Politics Magazine

Paraleipomenon

Posted on the 22 June 2016 by Steveawiggins @stawiggins

EarnestI suspect, like most people, I missed quite a few classics in school. This was the ’70’s when new and experimental were still the rage. One of the must-reads I missed was Oscar Wilde’s The Importance of Being Earnest. As usual when approaching books like this, I’m delighted at the sheer number of famous lines I’ve repeatedly heard, whispering to myself, “So that’s where that comes from!” as I go. Since I expect you, my cultured reader, have walked on the Wilde side, I need not provide any of these lines here. I won’t even have to go over the plot. The edition I read, however, contained lines and scenes that did not make it into the canonical version. As an erstwhile writer, I know that final versions seldom resemble those that felt so magical at their penning. Cuts must be made. Editors must be satisfied. And so goes the life of the writer.

It was one of these cut lines that caught my eye. With Wilde’s keen wit, the clergy, represented by Dr. Chasuble. (For those liturgically challenged readers, a chasuble is a priestly vestment in the Roman and Anglican traditions.) In an unfortunately stricken scene the minister says, “I am compelled, like most of my brother clergy, to treat scientific subjects from the point of view of sentiment. But that is more impressive I think. Accurate knowledge is out of place in a pulpit. It is secular.” Accurate knowledge is secular. That thought stayed with me long after reading the out-takes and deleted scenes of the play. Those that remain contain priceless comments about the church and the dangers of christenings. This particular gem, from the cutting room floor, would be hilarious were it not so often true. It explains, for example, creationism.
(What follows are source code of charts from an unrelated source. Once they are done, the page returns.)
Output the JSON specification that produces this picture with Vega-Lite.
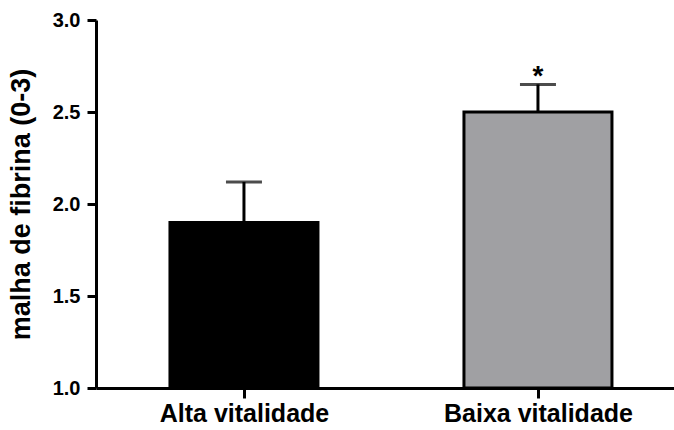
{
  "$schema": "https://vega.github.io/schema/vega-lite/v6.json",
  "width": 578,
  "height": 368,
  "autosize": {"type": "none"},
  "padding": {"left": 96, "top": 20, "right": 0, "bottom": 42},
  "background": "white",
  "config": {
    "view": {"stroke": null},
    "font": "Liberation Sans",
    "axis": {
      "domainColor": "black",
      "domainWidth": 3,
      "tickColor": "black",
      "tickWidth": 3,
      "labelColor": "black",
      "labelFontWeight": "bold",
      "labelLimit": 400,
      "titleColor": "black",
      "titleFontWeight": "bold",
      "grid": false
    }
  },
  "data": {
    "values": [
      {"grupo": "Alta vitalidade", "media": 1.90, "superior": 2.12, "sig": ""},
      {"grupo": "Baixa vitalidade", "media": 2.50, "superior": 2.65, "sig": "*"}
    ]
  },
  "encoding": {
    "x": {
      "field": "grupo",
      "type": "nominal",
      "sort": null,
      "scale": {"type": "point", "padding": 0.483, "align": 0.521},
      "axis": {
        "title": null,
        "labelAngle": 0,
        "labelFontSize": 25,
        "labelPadding": 3,
        "tickSize": 10
      }
    }
  },
  "layer": [
    {
      "mark": {"type": "bar", "width": 148, "stroke": "black", "strokeWidth": 3},
      "encoding": {
        "y": {
          "field": "media",
          "type": "quantitative",
          "scale": {"domain": [1, 3], "nice": false, "zero": false},
          "axis": {
            "title": "malha de fibrina (0-3)",
            "titleFontSize": 27,
            "titlePadding": 17,
            "values": [1, 1.5, 2, 2.5, 3],
            "format": ".1f",
            "labelFontSize": 20,
            "labelPadding": 7,
            "labelFlush": false,
            "tickSize": 9
          }
        },
        "y2": {"datum": 1},
        "fill": {
          "field": "grupo",
          "type": "nominal",
          "scale": {"domain": ["Alta vitalidade", "Baixa vitalidade"], "range": ["#000000", "#a0a0a3"]},
          "legend": null
        }
      }
    },
    {
      "mark": {"type": "rule", "color": "black", "strokeWidth": 3},
      "encoding": {
        "y": {"field": "media", "type": "quantitative"},
        "y2": {"field": "superior"}
      }
    },
    {
      "mark": {"type": "tick", "color": "black", "thickness": 3, "size": 36},
      "encoding": {
        "y": {"field": "superior", "type": "quantitative"}
      }
    },
    {
      "mark": {"type": "text", "fontSize": 28, "fontWeight": "bold", "baseline": "alphabetic", "dy": 1, "color": "black"},
      "encoding": {
        "y": {"field": "superior", "type": "quantitative"},
        "text": {"field": "sig"}
      }
    }
  ]
}
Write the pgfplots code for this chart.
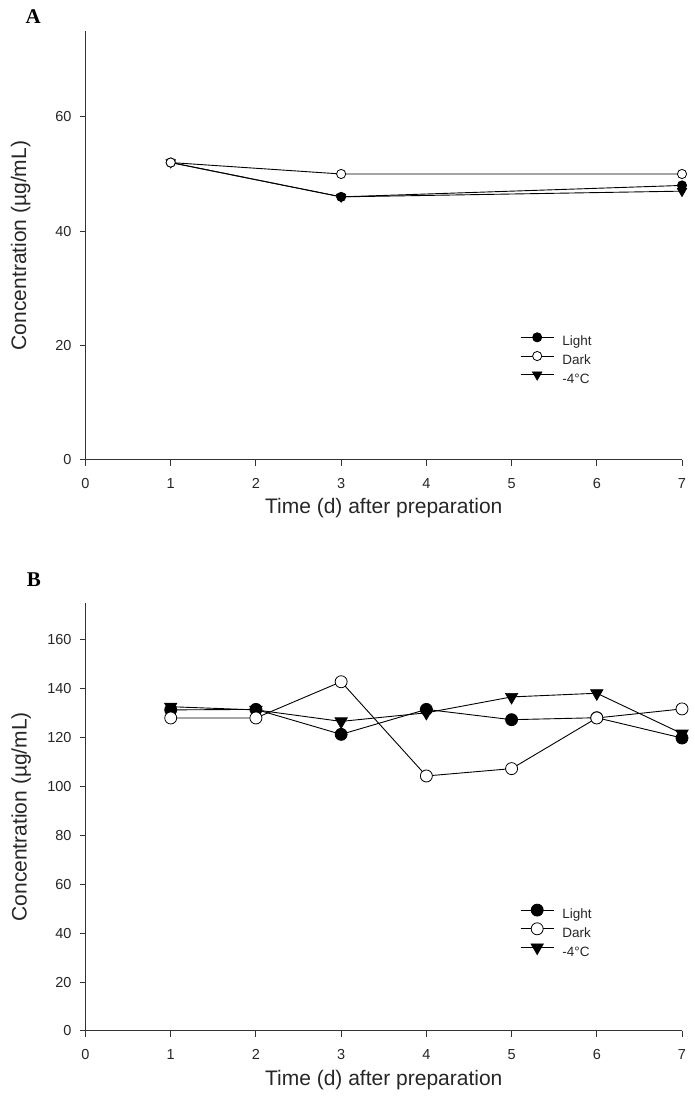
\documentclass[border=0pt]{standalone}
\usepackage{fontspec}
\setmainfont{Liberation Sans}
\newfontfamily\letterfont{Liberation Serif}
\usepackage{pgfplots}
\pgfplotsset{compat=1.18}
\definecolor{axgray}{gray}{0.2}
\pgfplotsset{
  myaxis/.style={
    scale only axis, width=596.5pt,
    xmin=0, xmax=7, xtick={0,...,7},
    axis x line*=bottom, axis y line*=left,
    axis line style={-, line width=1pt, color=axgray},
    every tick/.style={line width=1pt, color=axgray},
    tick align=outside, major tick length=6pt,
    /pgf/number format/assume math mode=true,
    ticklabel style={font=\fontsize{14.5}{16}\selectfont, text=black!85, inner sep=0pt},
    xticklabel style={anchor=north, yshift=-12pt},
    yticklabel style={anchor=east, xshift=-7.8pt},
    xlabel={Time (d) after preparation},
    xlabel style={font=\fontsize{21}{24}\selectfont, text=black!85, at={(axis description cs:0.5,0)}, anchor=base, yshift=-54pt},
    clip=false,
    legend cell align=left,
    legend style={draw=none, fill=none, inner sep=0pt, outer sep=0pt,
      font=\fontsize{13.5}{15}\selectfont, text=black!85, anchor=north west,
      row sep=3pt, column sep=8.7pt,
      nodes={inner sep=0pt, text height=9.7pt, text depth=2.3pt}},
    legend image code/.code={%
      \draw[overlay, mark repeat=2, mark phase=2, #1] plot coordinates {(0pt,4.8pt) (16.5pt,4.8pt) (33pt,4.8pt)};
      \pgfpathrectangle{\pgfpointorigin}{\pgfpoint{33pt}{9.7pt}}\pgfusepath{use as bounding box}},
  },
}
\begin{document}
\begin{tikzpicture}
\useasboundingbox (0pt,0pt) rectangle (695pt,1099pt);
% Panel A
\begin{axis}[myaxis, at={(85.5pt,639pt)}, anchor=south west,
  height=429pt, ymin=0, ymax=75, ytick={0,20,40,60},
  legend style={at={(axis cs:5.107,22.3)}}]
  \addlegendimage{black, line width=0.9pt, mark=*, mark size=4.6pt, mark options={fill=black, line width=0.8pt}}
  \addlegendentry{Light}
  \addlegendimage{black, line width=0.9pt, mark=*, mark size=4.6pt, mark options={fill=white, line width=0.8pt}}
  \addlegendentry{Dark}
  \addlegendimage{black, line width=0.9pt, mark=triangle*, mark size=5.5pt, mark options={fill=black, rotate=180, line width=0.6pt}}
  \addlegendentry{-4°C}
  \addplot[forget plot, black, line width=0.9pt, mark=triangle*, mark size=5.5pt, mark options={fill=black, rotate=180, line width=0.6pt}]
    coordinates {(1,52) (3,46) (7,47)};
  \addplot[forget plot, black, line width=0.9pt, mark=*, mark size=4.6pt, mark options={fill=black, line width=0.8pt}]
    coordinates {(1,52) (3,46) (7,48)};
  \addplot[forget plot, black, line width=0.9pt, mark=*, mark size=4.6pt, mark options={fill=white, line width=0.8pt}]
    coordinates {(1,52) (3,50) (7,50)};
\end{axis}
\node[rotate=90, anchor=base, font=\fontsize{21}{24}\selectfont, text=black!85] at (26pt,853.5pt) {Concentration (µg/mL)};
\node[anchor=base, font=\letterfont\bfseries\fontsize{21}{24}\selectfont] at (33.3pt,1075pt) {A};
% Panel B
\begin{axis}[myaxis, at={(85.5pt,68pt)}, anchor=south west,
  height=428.3pt, ymin=0, ymax=175, ytick={0,20,...,160},
  legend style={at={(axis cs:5.107,51.4)}}]
  \addlegendimage{black, line width=0.9pt, mark=*, mark size=6pt, mark options={fill=black, line width=0.8pt}}
  \addlegendentry{Light}
  \addlegendimage{black, line width=0.9pt, mark=*, mark size=6pt, mark options={fill=white, line width=0.8pt}}
  \addlegendentry{Dark}
  \addlegendimage{black, line width=0.9pt, mark=triangle*, mark size=7.2pt, mark options={fill=black, rotate=180, line width=0.6pt}}
  \addlegendentry{-4°C}
  \addplot[forget plot, black, line width=0.9pt, mark=triangle*, mark size=7.2pt, mark options={fill=black, rotate=180, line width=0.6pt}]
    coordinates {(1,132.5) (2,131.2) (3,126.5) (4,130) (5,136.5) (6,138) (7,121.5)};
  \addplot[forget plot, black, line width=0.9pt, mark=*, mark size=6pt, mark options={fill=black, line width=0.8pt}]
    coordinates {(1,131.2) (2,131.4) (3,121.2) (4,131.4) (5,127.2) (6,128) (7,119.7)};
  \addplot[forget plot, black, line width=0.9pt, mark=*, mark size=6pt, mark options={fill=white, line width=0.8pt}]
    coordinates {(1,127.9) (2,127.9) (3,142.7) (4,104.2) (5,107.2) (6,127.9) (7,131.6)};
\end{axis}
\node[rotate=90, anchor=base, font=\fontsize{21}{24}\selectfont, text=black!85] at (26.5pt,282.2pt) {Concentration (µg/mL)};
\node[anchor=base, font=\letterfont\bfseries\fontsize{21}{24}\selectfont] at (34pt,512.2pt) {B};
\end{tikzpicture}
\end{document}
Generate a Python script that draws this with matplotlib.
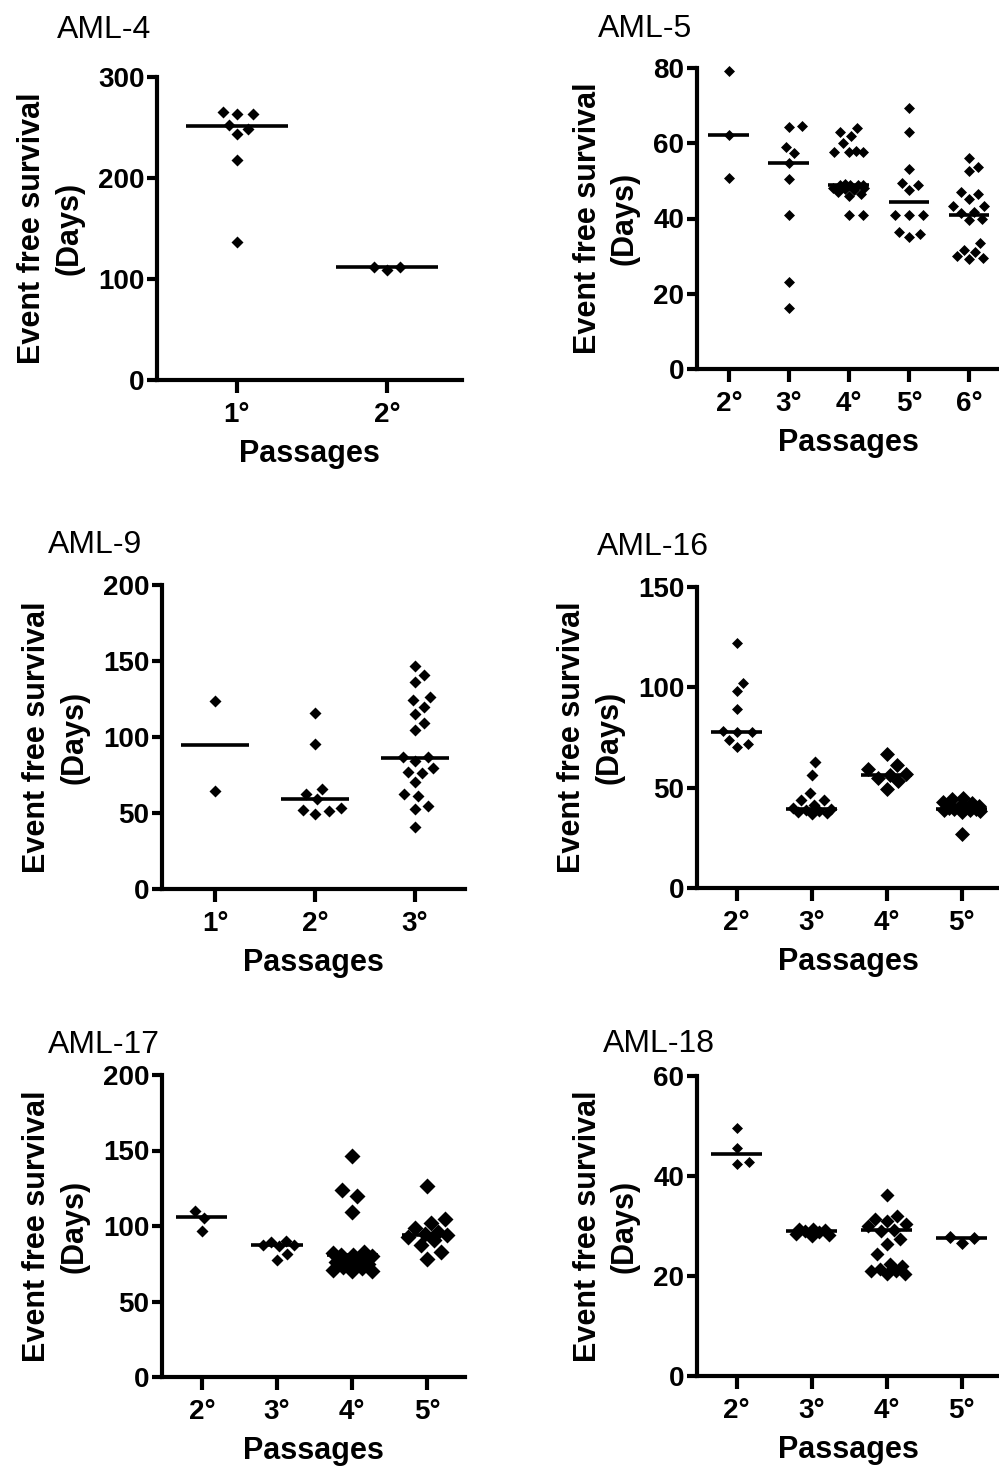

It’s a fair wager that science remains, even today, a subject that flummoxes clergy and laity alike. It is the new revelation, after all. No truth cannot be reduced to numbers. Even my scribbling this post is mere electro-chemical signals jumping synapses like electro-chemical salmon dying to spawn. We’ve simply substituted one clergy for another. When’s the last time a preacher has been cited as an authority on anything? What with televangelists setting the bar (for anything we see on the media is necessarily representative), it stands to reason that no real intelligence lies here. By default we nod toward those who hold the paten and chalice of empirical evidence. As it is now, but never was, and shall be forever, amen. Who’s being earnest now?